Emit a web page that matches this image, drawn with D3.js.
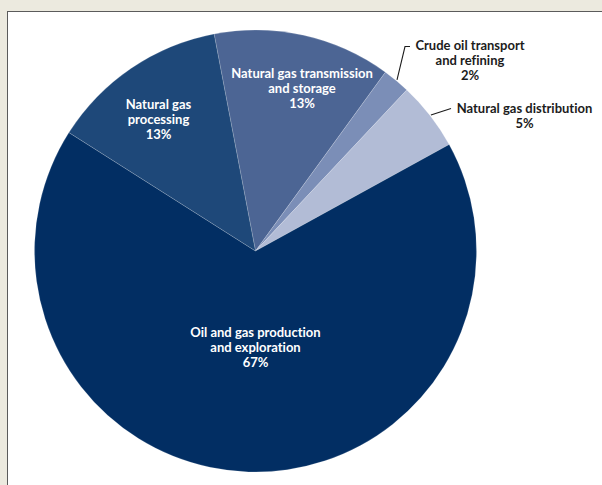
<!DOCTYPE html>
<html>
<head>
<meta charset="utf-8">
<script src="https://cdn.jsdelivr.net/npm/d3@7"></script>
<style>
  html, body { margin: 0; padding: 0; background: #ECEADF; }
  svg { display: block; }
  text { font-family: Lato, "Open Sans", sans-serif; font-weight: 700; font-variant-ligatures: none; }
</style>
</head>
<body>
<svg id="chart" width="602" height="485"></svg>
<script>
// Methane emission sources in the natural gas and oil sector (share of total, %)
const categories = [
  "Natural gas transmission and storage",
  "Crude oil transport and refining",
  "Natural gas distribution",
  "Oil and gas production and exploration",
  "Natural gas processing"
];
const shares = [13, 2, 5, 67, 13];
const labelLines = [
  ["Natural gas transmission", "and storage"],
  ["Crude oil transport", "and refining"],
  ["Natural gas distribution"],
  ["Oil and gas production", "and exploration"],
  ["Natural gas", "processing"]
];
const sliceColors = ["#4C6594", "#7B8EB7", "#B2BCD6", "#022E63", "#1E4879"];

const svg = d3.select("#chart");

// framed white panel
svg.append("rect")
  .attr("x", 7.5).attr("y", 11.5)
  .attr("width", 610).attr("height", 490)
  .attr("fill", "#ffffff")
  .attr("stroke", "#5b5b5b")
  .attr("stroke-width", 1);

const cx = 255.5, cy = 251, radius = 221;
const start = -10.8 * Math.PI / 180;

const pie = d3.pie().sort(null).value(d => d)
  .startAngle(start).endAngle(start + 2 * Math.PI);
const arcs = pie(shares);
const arc = d3.arc().innerRadius(0).outerRadius(radius);

const g = svg.append("g").attr("transform", `translate(${cx},${cy})`);

g.selectAll("path.slice")
  .data(arcs)
  .join("path")
  .attr("class", "slice")
  .attr("d", arc)
  .attr("fill", (d, i) => sliceColors[i])
  .attr("stroke", "rgba(255,255,255,0.28)")
  .attr("stroke-width", 0.6);

// label placement: inside slices (white) or outside with a leader (dark)
const placement = [
  { x: 302, y: 78, inside: true },
  { x: 470, y: 50, inside: false, leader: [[405, 46.5], [410, 46.5]] },
  { x: 524.5, y: 112.5, inside: false, leader: [[451, 108.5]] },
  { x: 255.5, y: 337, inside: true },
  { x: 158.5, y: 108.5, inside: true }
];
const lineH = 15.2;

arcs.forEach((a, i) => {
  const p = placement[i];
  const lines = labelLines[i].concat([shares[i] + "%"]);
  const t = svg.append("text")
    .attr("text-anchor", "middle")
    .attr("font-size", 13)
    .attr("fill", p.inside ? "#ffffff" : "#1c1c1c");
  lines.forEach((s, k) => {
    t.append("tspan").attr("x", p.x).attr("y", p.y + k * lineH).text(s);
  });
  if (p.leader) {
    const mid = (a.startAngle + a.endAngle) / 2;
    const r0 = radius + 1;
    const startPt = [cx + r0 * Math.sin(mid), cy - r0 * Math.cos(mid)];
    svg.append("path")
      .attr("d", d3.line()([startPt].concat(p.leader)))
      .attr("fill", "none")
      .attr("stroke", "#1c1c1c")
      .attr("stroke-width", 1.1);
  }
});
</script>
</body>
</html>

_INSTRUCTIONS FOR THE TASK_.
Report all lines of the data above that include the string "with".

_RESULT BELOW_.
Emit a web page that matches this image, drawn with D3.js.
// label placement: inside slices (white) or outside with a leader (dark)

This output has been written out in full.